### [What is needed]
Quote every line of the data below as it stands, omitting pictures.

### [Given material]
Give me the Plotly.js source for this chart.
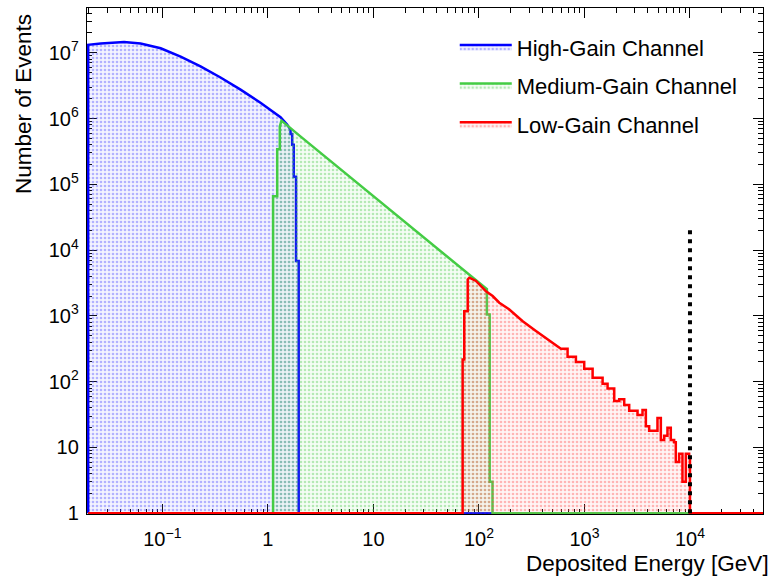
<!DOCTYPE html>
<html><head><meta charset="utf-8">
<script src="https://cdn.plot.ly/plotly-3.0.1.min.js"></script>
<style>html,body{margin:0;padding:0;background:#fff}</style>
</head><body><div id="chart" style="width:776px;height:576px"></div>
<script>
// ---- data (energy in GeV, number of events; 0 = empty bin) ----
const highGainE = [0.0198,0.0198,0.0261,0.0434,0.0622,0.0964,0.149,0.230,0.356,0.551,0.851,1.318,1.52,1.64,1.64,1.70,1.70,1.76,1.76,1.85,1.85,1.96,1.96,50000];
const highGainN = [0,1.32e7,1.38e7,1.45e7,1.38e7,1.17e7,8.7e6,6.2e6,4.2e6,2.75e6,1.74e6,1.05e6,8.1e5,6.8e5,5.8e5,5.8e5,4.0e5,4.0e5,1.3e5,1.3e5,6.8e3,6.8e3,0,0];

const mediumGainE = [0.0198,1.12,1.12,1.226,1.226,1.297,1.297,1.346,2.02,11.6,59.7,119,119,126.5,126.5,134.5,134.5,50000];
const mediumGainN = [0,0,6.6e4,6.6e4,3.4e5,3.4e5,7.6e5,9.3e5,5.4e5,5.5e4,6.4e3,2.55e3,1.05e3,1.05e3,3,3,0,0];

const lowGainE = [0.0198,70.1,70.1,72.6,72.6,78.3,78.3,81.1,93.8,116.6,135,156,193,260,347,464];
const lowGainN = [0,0,218,218,1180,1180,3570,3800,3390,2370,2000,1585,1260,830,590,417];
const lowGainTailEdges = [598,692,830,995,1195,1486,1656,1915,2135,2382,2655,3185,3550,3820,4105,4920,5295,5690,6120,6580,7080,7340,7890,8490,9130,9820,10000];
const lowGainTailN = [316,239,199,157,115,93,79,51,54,44,36,31,37,21,18,28,13,15,20,13,12,6,8,3,8,7];
const lowGainEndE = [10000,50000];
const lowGainEndN = [0,0];

const limitE = [10000,10000];
const limitN = [1,2e4];

const seriesNames = ['High-Gain Channel','Medium-Gain Channel','Low-Gain Channel'];
const xTitle = 'Deposited Energy [GeV]';
const yTitle = 'Number of Events';

// ---- build ----
const AXMIN = 1; // empty bins drawn at the axis minimum (as ROOT does)
const toY = arr => arr.map(v => v > 0 ? v : AXMIN);

const lowX = lowGainE.slice(), lowY = lowGainN.slice();
for (let i = 0; i < lowGainTailN.length; i++) {
  lowX.push(lowGainTailEdges[i], lowGainTailEdges[i+1]);
  lowY.push(lowGainTailN[i], lowGainTailN[i]);
}
lowX.push(...lowGainEndE); lowY.push(...lowGainEndN);

const FONT = 'Liberation Sans, Arial, Helvetica, sans-serif';
function hist(x, y, name, line, fg, bg, grp) {
  return {
    type: 'scatter', mode: 'lines', x: x, y: toY(y), name: name,
    legendgroup: grp,
    line: {color: line, width: 2.5, shape: 'linear'},
    fill: 'toself', fillcolor: bg,
    fillpattern: {shape: '.', size: 4, solidity: 0.35, fgcolor: fg, bgcolor: bg, fillmode: 'replace'},
    hoverinfo: 'skip'
  };
}

const traces = [
  hist(highGainE, highGainN, seriesNames[0], '#0000ff', 'rgba(70,70,255,0.38)', 'rgba(150,150,255,0.10)', 'a'),
  hist(mediumGainE, mediumGainN, seriesNames[1], '#44cc44', 'rgba(70,200,70,0.36)', 'rgba(160,235,160,0.10)', 'b'),
  hist(lowX, lowY, seriesNames[2], '#ff0000', 'rgba(255,70,70,0.36)', 'rgba(255,160,160,0.10)', 'c'),
  {type: 'scatter', mode: 'lines', x: limitE, y: limitN, showlegend: false, hoverinfo: 'skip',
   line: {color: '#000', width: 4, dash: '4px,5px'}}
];

const axisBase = {
  type: 'log', dtick: 1, exponentformat: 'power',
  ticks: 'inside', ticklen: 10, tickwidth: 1, tickcolor: '#000',
  mirror: 'ticks', showline: true, linecolor: '#000', linewidth: 1,
  showgrid: false, zeroline: false, layer: 'below traces',
  tickfont: {family: FONT, size: 16, color: '#000'},
  minor: {ticks: 'inside', ticklen: 5, dtick: 'D1', tickcolor: '#000', tickwidth: 1, showgrid: false},
  automargin: false
};

const layout = {
  width: 776, height: 576,
  margin: {l: 87, r: 13, t: 8, b: 62},
  paper_bgcolor: '#fff', plot_bgcolor: '#fff',
  font: {family: FONT, color: '#000'},
  xaxis: Object.assign({}, axisBase, {range: [-1.714, 4.692], ticklabelstandoff: 8}),
  yaxis: Object.assign({}, axisBase, {range: [-0.012, 7.68], ticklabelstandoff: 4}),
  showlegend: true,
  legend: {x: 0.544, y: 0.964, xanchor: 'left', yanchor: 'top', bgcolor: 'rgba(0,0,0,0)',
           font: {family: FONT, size: 22, color: '#000'}, itemwidth: 52,
           traceorder: 'grouped', tracegroupgap: 7},
  annotations: [
    {text: yTitle, textangle: -90, xref: 'paper', yref: 'paper', x: -0.0947, y: 0.992,
     xanchor: 'center', yanchor: 'top', showarrow: false, font: {family: FONT, size: 22.5, color: '#000'}},
    {text: xTitle, xref: 'paper', yref: 'paper', x: 1.0118, y: -0.0988,
     xanchor: 'right', yanchor: 'middle', showarrow: false, font: {family: FONT, size: 22.5, color: '#000'}}
  ]
};

Plotly.newPlot('chart', traces, layout, {staticPlot: true, displayModeBar: false});
</script></body></html>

### [Answer below]
Give me the Plotly.js source for this chart.
<!DOCTYPE html>
<html><head><meta charset="utf-8">
<script src="https://cdn.plot.ly/plotly-3.0.1.min.js"></script>
<style>html,body{margin:0;padding:0;background:#fff}</style>
</head><body><div id="chart" style="width:776px;height:576px"></div>
<script>
// ---- data (energy in GeV, number of events; 0 = empty bin) ----
const highGainE = [0.0198,0.0198,0.0261,0.0434,0.0622,0.0964,0.149,0.230,0.356,0.551,0.851,1.318,1.52,1.64,1.64,1.70,1.70,1.76,1.76,1.85,1.85,1.96,1.96,50000];
const highGainN = [0,1.32e7,1.38e7,1.45e7,1.38e7,1.17e7,8.7e6,6.2e6,4.2e6,2.75e6,1.74e6,1.05e6,8.1e5,6.8e5,5.8e5,5.8e5,4.0e5,4.0e5,1.3e5,1.3e5,6.8e3,6.8e3,0,0];

const mediumGainE = [0.0198,1.12,1.12,1.226,1.226,1.297,1.297,1.346,2.02,11.6,59.7,119,119,126.5,126.5,134.5,134.5,50000];
const mediumGainN = [0,0,6.6e4,6.6e4,3.4e5,3.4e5,7.6e5,9.3e5,5.4e5,5.5e4,6.4e3,2.55e3,1.05e3,1.05e3,3,3,0,0];

const lowGainE = [0.0198,70.1,70.1,72.6,72.6,78.3,78.3,81.1,93.8,116.6,135,156,193,260,347,464];
const lowGainN = [0,0,218,218,1180,1180,3570,3800,3390,2370,2000,1585,1260,830,590,417];
const lowGainTailEdges = [598,692,830,995,1195,1486,1656,1915,2135,2382,2655,3185,3550,3820,4105,4920,5295,5690,6120,6580,7080,7340,7890,8490,9130,9820,10000];
const lowGainTailN = [316,239,199,157,115,93,79,51,54,44,36,31,37,21,18,28,13,15,20,13,12,6,8,3,8,7];
const lowGainEndE = [10000,50000];
const lowGainEndN = [0,0];

const limitE = [10000,10000];
const limitN = [1,2e4];

const seriesNames = ['High-Gain Channel','Medium-Gain Channel','Low-Gain Channel'];
const xTitle = 'Deposited Energy [GeV]';
const yTitle = 'Number of Events';

// ---- build ----
const AXMIN = 1; // empty bins drawn at the axis minimum (as ROOT does)
const toY = arr => arr.map(v => v > 0 ? v : AXMIN);

const lowX = lowGainE.slice(), lowY = lowGainN.slice();
for (let i = 0; i < lowGainTailN.length; i++) {
  lowX.push(lowGainTailEdges[i], lowGainTailEdges[i+1]);
  lowY.push(lowGainTailN[i], lowGainTailN[i]);
}
lowX.push(...lowGainEndE); lowY.push(...lowGainEndN);

const FONT = 'Liberation Sans, Arial, Helvetica, sans-serif';
function hist(x, y, name, line, fg, bg, grp) {
  return {
    type: 'scatter', mode: 'lines', x: x, y: toY(y), name: name,
    legendgroup: grp,
    line: {color: line, width: 2.5, shape: 'linear'},
    fill: 'toself', fillcolor: bg,
    fillpattern: {shape: '.', size: 4, solidity: 0.35, fgcolor: fg, bgcolor: bg, fillmode: 'replace'},
    hoverinfo: 'skip'
  };
}

const traces = [
  hist(highGainE, highGainN, seriesNames[0], '#0000ff', 'rgba(70,70,255,0.38)', 'rgba(150,150,255,0.10)', 'a'),
  hist(mediumGainE, mediumGainN, seriesNames[1], '#44cc44', 'rgba(70,200,70,0.36)', 'rgba(160,235,160,0.10)', 'b'),
  hist(lowX, lowY, seriesNames[2], '#ff0000', 'rgba(255,70,70,0.36)', 'rgba(255,160,160,0.10)', 'c'),
  {type: 'scatter', mode: 'lines', x: limitE, y: limitN, showlegend: false, hoverinfo: 'skip',
   line: {color: '#000', width: 4, dash: '4px,5px'}}
];

const axisBase = {
  type: 'log', dtick: 1, exponentformat: 'power',
  ticks: 'inside', ticklen: 10, tickwidth: 1, tickcolor: '#000',
  mirror: 'ticks', showline: true, linecolor: '#000', linewidth: 1,
  showgrid: false, zeroline: false, layer: 'below traces',
  tickfont: {family: FONT, size: 16, color: '#000'},
  minor: {ticks: 'inside', ticklen: 5, dtick: 'D1', tickcolor: '#000', tickwidth: 1, showgrid: false},
  automargin: false
};

const layout = {
  width: 776, height: 576,
  margin: {l: 87, r: 13, t: 8, b: 62},
  paper_bgcolor: '#fff', plot_bgcolor: '#fff',
  font: {family: FONT, color: '#000'},
  xaxis: Object.assign({}, axisBase, {range: [-1.714, 4.692], ticklabelstandoff: 8}),
  yaxis: Object.assign({}, axisBase, {range: [-0.012, 7.68], ticklabelstandoff: 4}),
  showlegend: true,
  legend: {x: 0.544, y: 0.964, xanchor: 'left', yanchor: 'top', bgcolor: 'rgba(0,0,0,0)',
           font: {family: FONT, size: 22, color: '#000'}, itemwidth: 52,
           traceorder: 'grouped', tracegroupgap: 7},
  annotations: [
    {text: yTitle, textangle: -90, xref: 'paper', yref: 'paper', x: -0.0947, y: 0.992,
     xanchor: 'center', yanchor: 'top', showarrow: false, font: {family: FONT, size: 22.5, color: '#000'}},
    {text: xTitle, xref: 'paper', yref: 'paper', x: 1.0118, y: -0.0988,
     xanchor: 'right', yanchor: 'middle', showarrow: false, font: {family: FONT, size: 22.5, color: '#000'}}
  ]
};

Plotly.newPlot('chart', traces, layout, {staticPlot: true, displayModeBar: false});
</script></body></html>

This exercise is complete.